Internationally, it was another matter. When the full history of Mr Clinton's presidency is written, the revelation will prove a lot more than a footnote. It was another reminder that this leader, though touched by political greatness, is capable of the cheapest of stunts.
The news broke just as Mrs Clinton was preparing to take on Mr Lazio in a debate expected to reach as much as four-fifths of New York's electorate. Mrs Clinton wanted to focus on issues: a lagging economy in upstate New York, health care and education, as well as rounding her experience as an unconventional First Lady.
For Mr Lazio, a late entry to the race after the pugnacious Mayor of New York City, Rudolph Giuliani, was forced to pull out due to his own personal troubles and illness, it was a chance to beef up his own lightweight persona. Aged just 42, Mr Lazio still looks 10 years younger. The pair are vying to replace the retiring Democrat Daniel Patrick Moynihan, a veteran of considerable political gravitas.
What followed was one of the most hard-headed encounters of the 2000 election season to date. Mrs Clinton happily sneered at Mr Lazio's voting record as a young congressman, linking him to the former Republican leader Newt Gingrich, an arch-conservative whose name invokes a most bitter hatred in liberals.
Mr Lazio, whose appeal up to now has been all dimples and boyishness, appeared suddenly stern and feisty, warning Mrs Clinton that she should be the last person to use 'name association'. He exploited any opportunity to remind voters of her sudden interest in the affairs of New Yorkers and her record of untruthfulness.
In a throwback to the early political trickery of his hero Richard Nixon, Mr Lazio crossed the floor to shove an agreement to ban political financing under her nose. When Mrs Clinton snidely praised his 'performance', Mr Lazio shot back: 'I'm not asking you to admire it. I'm asking you to sign it.'
Things reached a head when debate moderator Tim Russert took the controversial step of playing Mrs Clinton's famous claim that a 'vast right-wing conspiracy' lay behind the allegations against her husband. It was taped eight months before Mr Kendall's mission upstairs. Visibly annoyed, Mrs Clinton kept her composure as she refused Mr Russert's appeal for an apology. 'Obviously I did not mislead anyone. I didn't know the truth.'
Mr Lazio could not help himself. He chimed in with a reference to 'blaming others' and concerns that it only seems to matter what you say 'once you've been caught . . . character and trust is about well more than that'.

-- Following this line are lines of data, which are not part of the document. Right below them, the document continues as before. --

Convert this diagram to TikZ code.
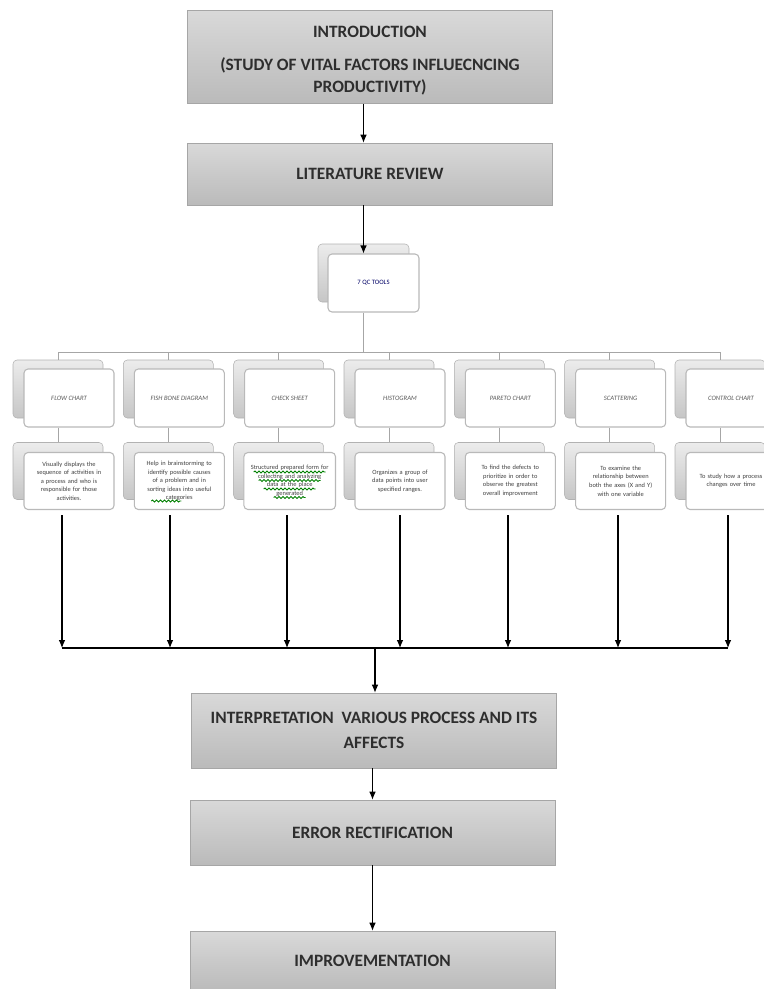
\documentclass[tikz,border=0pt]{standalone}
\usepackage{fontspec}
\setmainfont{Carlito}
\usetikzlibrary{arrows.meta,calc,decorations.pathmorphing}

\tikzset{
        mainbox/.style={draw=gray!70, top color=black!15, bottom color=black!27,
                minimum width=273.75pt, align=center, text=black!82,
                font=\fontsize{13}{16.5}\selectfont\bfseries},
        backbox/.style={draw=gray!60, rounded corners=3pt, top color=gray!15,
                bottom color=gray!45, minimum width=67.5pt, minimum height=43.5pt},
        toolbox/.style={draw=gray!55, line width=0.8pt, rounded corners=3pt, fill=white,
                minimum width=67.5pt, minimum height=43.5pt, text=black!65,
                font=\fontsize{5}{6}\selectfont\itshape},
        descbox/.style={draw=gray!55, line width=0.8pt, rounded corners=3pt, fill=white,
                minimum width=67.5pt, minimum height=42.75pt, text width=52pt, align=center,
                text=black!75, font=\fontsize{4.8}{6.4}\selectfont},
        branch/.style={draw=gray!70, line width=0.6pt},
        flow/.style={line width=0.8pt, -{Latex[length=6pt,width=5pt]}},
        squig/.style={draw=green!50!black, line width=0.7pt, decorate,
                decoration={snake, amplitude=0.7pt, segment length=3pt}}
}

\begin{document}
\begin{tikzpicture}[x=0.75pt, y=-0.75pt]
        \useasboundingbox (0, 0) rectangle (764, 989);
        \clip (0, 0) rectangle (764, 989);

        % main column
        \node[mainbox, minimum height=69.75pt] (intro) at (370, 57)
                {\rule{0pt}{13.5pt}INTRODUCTION\\[8pt](STUDY OF VITAL FACTORS INFLUECNCING\\PRODUCTIVITY)};
        \node[mainbox, minimum height=46.5pt] (lit) at (370, 174) {LITERATURE REVIEW};

        \node[backbox, minimum width=68.25pt] (qcback) at (363.5, 273) {};
        \node[toolbox, minimum width=68.25pt, font=\fontsize{5}{6}\selectfont, text=black!60!blue]
                (qc) at (373.5, 283) {7 QC TOOLS};

        \draw[flow] (intro.south -| qcback) -- (lit.north -| qcback);
        \draw[flow] (lit.south -| qcback) -- (qc.north -| qcback);

        % the seven tools
        \node[backbox] (tb1) at (58, 389) {};
        \node[backbox] (tb2) at (168.3, 389) {};
        \node[backbox] (tb3) at (278.7, 389) {};
        \node[backbox] (tb4) at (389, 389) {};
        \node[backbox] (tb5) at (499.3, 389) {};
        \node[backbox] (tb6) at (609.7, 389) {};
        \node[backbox] (tb7) at (720, 389) {};

        \node[toolbox] (t1) at (69, 398) {FLOW CHART};
        \node[toolbox] (t2) at (179.3, 398) {FISH BONE DIAGRAM};
        \node[toolbox] (t3) at (289.7, 398) {CHECK SHEET};
        \node[toolbox] (t4) at (400, 398) {HISTOGRAM};
        \node[toolbox] (t5) at (510.3, 398) {PARETO CHART};
        \node[toolbox] (t6) at (620.7, 398) {SCATTERING};
        \node[toolbox] (t7) at (731, 398) {CONTROL CHART};

        \coordinate (hub) at (363.5, 352);
        \draw[branch] (qc.south -| qcback) -- (hub);
        \draw[branch] (tb1.north) -- (tb1.north |- hub) -- (tb7.north |- hub) -- (tb7.north);
        \draw[branch] (tb2.north) -- (tb2.north |- hub);
        \draw[branch] (tb3.north) -- (tb3.north |- hub);
        \draw[branch] (tb4.north) -- (tb4.north |- hub);
        \draw[branch] (tb5.north) -- (tb5.north |- hub);
        \draw[branch] (tb6.north) -- (tb6.north |- hub);

        % descriptions
        \node[backbox, minimum height=42.75pt] (db1) at (58, 471) {};
        \node[backbox, minimum height=42.75pt] (db2) at (168.3, 471) {};
        \node[backbox, minimum height=42.75pt] (db3) at (278.7, 471) {};
        \node[backbox, minimum height=42.75pt] (db4) at (389, 471) {};
        \node[backbox, minimum height=42.75pt] (db5) at (499.3, 471) {};
        \node[backbox, minimum height=42.75pt] (db6) at (609.7, 471) {};
        \node[backbox, minimum height=42.75pt] (db7) at (720, 471) {};

        \draw[branch] (t1.south -| tb1) -- (db1.north);
        \draw[branch] (t2.south -| tb2) -- (db2.north);
        \draw[branch] (t3.south -| tb3) -- (db3.north);
        \draw[branch] (t4.south -| tb4) -- (db4.north);
        \draw[branch] (t5.south -| tb5) -- (db5.north);
        \draw[branch] (t6.south -| tb6) -- (db6.north);
        \draw[branch] (t7.south -| tb7) -- (db7.north);

        \node[descbox] (d1) at (69, 481)
                {Visually displays the\\sequence of activities in\\a process and who is\\responsible for those\\activities.};
        \node[descbox] (d2) at (179.3, 481)
                {Help in brainstorming to\\identify possible causes\\of a problem and in\\sorting ideas into useful\\categories};
        \node[descbox, text width=62pt] (d3) at (289.7, 481)
                {Structured prepared form for\\collecting and analyzing\\data at the place\\generated};
        \node[descbox] (d4) at (400, 481)
                {Organizes a group of\\data points into user\\specified ranges.};
        \node[descbox] (d5) at (510.3, 481)
                {To find the defects to\\prioritize in order to\\observe the greatest\\overall improvement};
        \node[descbox] (d6) at (620.7, 481)
                {To examine the\\relationship between\\both the axes (X and Y)\\with one variable};
        \node[descbox] (d7) at (731, 481)
                {To study how a process\\changes over time};

        % spelling marks
        \draw[squig] ($(d2)+(-28, 20)$) -- ++(30, 0);
        \draw[squig] ($(d3)+(-36, -9)$) -- ++(72, 0);
        \draw[squig] ($(d3)+(-31, -0.5)$) -- ++(62, 0);
        \draw[squig] ($(d3)+(-26, 8)$) -- ++(52, 0);
        \draw[squig] ($(d3)+(-16, 16.5)$) -- ++(32, 0);

        % collecting arrows
        \coordinate (a1) at (62, 648);
        \coordinate (a2) at (170, 648);
        \coordinate (a3) at (287, 648);
        \coordinate (a4) at (400, 648);
        \coordinate (a5) at (508, 648);
        \coordinate (a6) at (618, 648);
        \coordinate (a7) at (728, 648);
        \draw[flow, shorten <=4pt] (d1.south -| a1) -- (a1);
        \draw[flow, shorten <=4pt] (d2.south -| a2) -- (a2);
        \draw[flow, shorten <=4pt] (d3.south -| a3) -- (a3);
        \draw[flow, shorten <=4pt] (d4.south -| a4) -- (a4);
        \draw[flow, shorten <=4pt] (d5.south -| a5) -- (a5);
        \draw[flow, shorten <=4pt] (d6.south -| a6) -- (a6);
        \draw[flow, shorten <=4pt] (d7.south -| a7) -- (a7);
        \draw[line width=1.1pt] (a1) -- (a7);

        % lower column
        \node[mainbox, minimum height=56.25pt] (interp) at (374, 730.5)
                {INTERPRETATION\ \ VARIOUS PROCESS AND ITS\\[2pt]AFFECTS};
        \node[mainbox, minimum height=48.75pt] (err) at (372.5, 832.5) {ERROR RECTIFICATION};
        \node[mainbox, minimum height=45pt] (impr) at (372.5, 961) {IMPROVEMENTATION};

        \coordinate (join) at (375, 648);
        \draw[flow] (join) -- (interp.north -| join);
        \draw[flow] (interp.south -| err) -- (err.north);
        \draw[flow] (err.south) -- (impr.north);
\end{tikzpicture}
\end{document}
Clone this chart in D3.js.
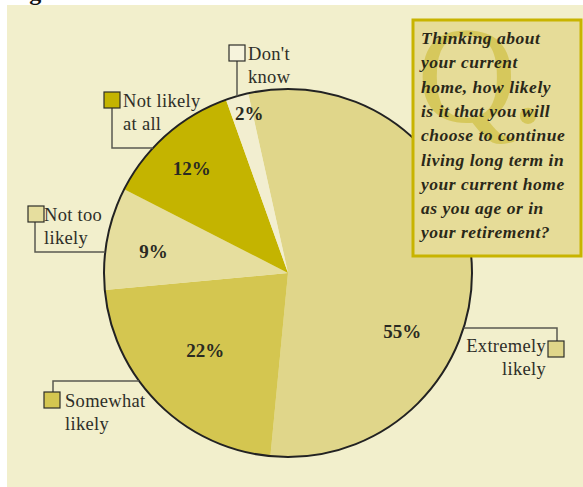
<!DOCTYPE html>
<html lang="en">
<head>
  <meta charset="utf-8">
  <title>Living long term in current home</title>
  <script src="https://d3js.org/d3.v7.min.js"></script>
  <style>
    body { margin: 0; background: #fff; }
    svg text { font-family: "Liberation Serif", "DejaVu Serif", serif; }
    .pct { font-weight: bold; font-size: 19px; fill: #2a2a22; text-anchor: middle; }
    .lbl { font-size: 18.5px; fill: #2e2e28; letter-spacing: 0.3px; }
    .leader { stroke: #5a5a50; stroke-width: 1.5; fill: none; }
    .key { stroke: #2e2e28; stroke-width: 1.2; }
    .question { font-style: italic; font-weight: bold; font-size: 17.5px; fill: #2a2818; letter-spacing: 0.5px; }
  </style>
</head>
<body>
<svg id="chart" width="583" height="487"></svg>
<script>
  // data, clockwise from just left of 12 o'clock
  const categories = ["Extremely likely", "Somewhat likely", "Not too likely", "Not likely at all", "Don't know"];
  const values = [55, 22, 9, 12, 2];
  const pctLabels = ["55%", "22%", "9%", "12%", "2%"];
  const legendLines = [["Extremely", "likely"], ["Somewhat", "likely"], ["Not too", "likely"], ["Not likely", "at all"], ["Don't", "know"]];
  const questionLines = ["Thinking about", "your current", "home, how likely", "is it that you will",
    "choose to continue", "living long term in", "your current home", "as you age or in", "your retirement?"];

  const colors = ["#e0d68a", "#d4c650", "#e6de9e", "#c4b400", "#f2eed0"];

  const svg = d3.select("#chart");
  const cx = 288, cy = 273, r = 184;

  // beige panel
  svg.append("rect").attr("x", 7).attr("y", 5).attr("width", 576).attr("height", 482).attr("fill", "#f2efcc");

  // cut-off title above panel
  svg.append("text").attr("x", 8).attr("y", 0)
    .attr("font-weight", "bold").attr("font-size", 24).attr("fill", "#111")
    .text("Fig");

  const pie = d3.pie().sort(null).value(d => d)
    .startAngle(-12.5 * Math.PI / 180).endAngle(347.5 * Math.PI / 180);
  const arcs = pie(values);
  const arc = d3.arc().innerRadius(0).outerRadius(r);

  const g = svg.append("g").attr("transform", `translate(${cx},${cy})`);
  g.selectAll("path.slice").data(arcs).enter().append("path")
    .attr("class", "slice")
    .attr("d", arc)
    .attr("fill", (d, i) => colors[i]);

  g.append("circle").attr("r", r).attr("fill", "none").attr("stroke", "#222").attr("stroke-width", 2);

  // label placement: fraction of radius, optional angle shift (degrees)
  const labelPlace = [[0.70, 31], [0.62, 1.5], [0.74, -2], [0.77, -1.5], [0.89, 2.4]];
  g.selectAll("text.pct").data(arcs).enter().append("text")
    .attr("class", "pct")
    .attr("x", (d, i) => {
      const a = (d.startAngle + d.endAngle) / 2 + labelPlace[i][1] * Math.PI / 180;
      return Math.sin(a) * r * labelPlace[i][0];
    })
    .attr("y", (d, i) => {
      const a = (d.startAngle + d.endAngle) / 2 + labelPlace[i][1] * Math.PI / 180;
      return -Math.cos(a) * r * labelPlace[i][0] + 6;
    })
    .text((d, i) => pctLabels[i]);

  // point on the circle for a horizontal leader at height y (side -1 left, +1 right)
  const edgeX = (y, side) => cx + side * Math.sqrt(r * r - (y - cy) * (y - cy));
  const edgeY = x => cy - Math.sqrt(r * r - (x - cx) * (x - cx));

  // legend keys: box position, text position, leader path
  const keys = [
    { box: [548, 341], text: [546, 352], anchor: "end",
      path: [[557, 341], [557, 328], [edgeX(328, 1), 328]] },
    { box: [44, 392], text: [65, 407], anchor: "start",
      path: [[53, 392], [53, 381], [edgeX(381, -1), 381]] },
    { box: [28, 206], text: [44, 221], anchor: "start",
      path: [[35, 222], [35, 252], [edgeX(252, -1), 252]] },
    { box: [104, 92], text: [123, 107], anchor: "start",
      path: [[112, 108], [112, 148], [edgeX(148, -1), 148]] },
    { box: [229, 45], text: [248, 60], anchor: "start",
      path: [[237, 61], [237, edgeY(237)]] }
  ];

  keys.forEach((k, i) => {
    svg.append("path").attr("class", "leader").attr("d", d3.line()(k.path));
    svg.append("rect").attr("class", "key")
      .attr("x", k.box[0]).attr("y", k.box[1]).attr("width", 16).attr("height", 16)
      .attr("fill", colors[i] === "#f2eed0" ? "#f6f3dc" : colors[i]);
    const t = svg.append("text").attr("class", "lbl").attr("text-anchor", k.anchor)
      .attr("x", k.text[0]).attr("y", k.text[1]);
    legendLines[i].forEach((line, j) => {
      t.append("tspan").attr("x", k.text[0]).attr("dy", j === 0 ? 0 : 22.5).text(line);
    });
  });

  // question box
  const qb = svg.append("g");
  qb.append("clipPath").attr("id", "qclip")
    .append("rect").attr("x", 413).attr("y", 20).attr("width", 168).attr("height", 236);
  qb.append("rect").attr("x", 413).attr("y", 20).attr("width", 168).attr("height", 236)
    .attr("fill", "#e6dc98").attr("stroke", "#c8b400").attr("stroke-width", 3);
  qb.append("text").attr("clip-path", "url(#qclip)")
    .attr("x", 417).attr("y", 122).attr("font-size", 138).attr("fill", "#d6c85c")
    .attr("letter-spacing", -6)
    .text("Q.");
  const qt = qb.append("text").attr("class", "question");
  questionLines.forEach((line, j) => {
    qt.append("tspan").attr("x", 421).attr("y", 44 + j * 24.3).text(line);
  });
</script>
</body>
</html>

The bloody spectacle has resonated far beyond the state, taking attention away from the more important battle for the White House between Vice-President Al Gore and Texas Governor George W. Bush.
Reflecting the closest of races and the enigma that surrounds Mrs Clinton, polls after the event have been mixed, too.
Some claim Mr Lazio's attempt to show backbone will misfire, particularly with women. 'Mr Lazio's action, in which he brandished a document like a weapon, looked very different to women than to men,' wrote one inflamed reader of The New York Times. 'This is a prime example of a woman's space being invaded by a belligerent man. Mrs Clinton is to be commended for holding her ground.'
Not surprisingly, Mrs Clinton received little sympathy on the right-wing editorial pages of The Wall Street Journal. 'The political parsons are now tut-tutting that he was too tough on poor Mrs Clinton, but it seems to us that he accomplished his strategic aim of showing himself to be someone who can play in her league,' it thundered in Friday's edition. 'Senator Clinton would represent the perpetuation of the myths of the Clinton presidency, a vindication of its lies, large and small, and an absolution of her husband's moral and ethical standards.'
With such powerful views out there being so forcefully expressed, basic political courage is one thing Mrs Clinton does not seem to lack.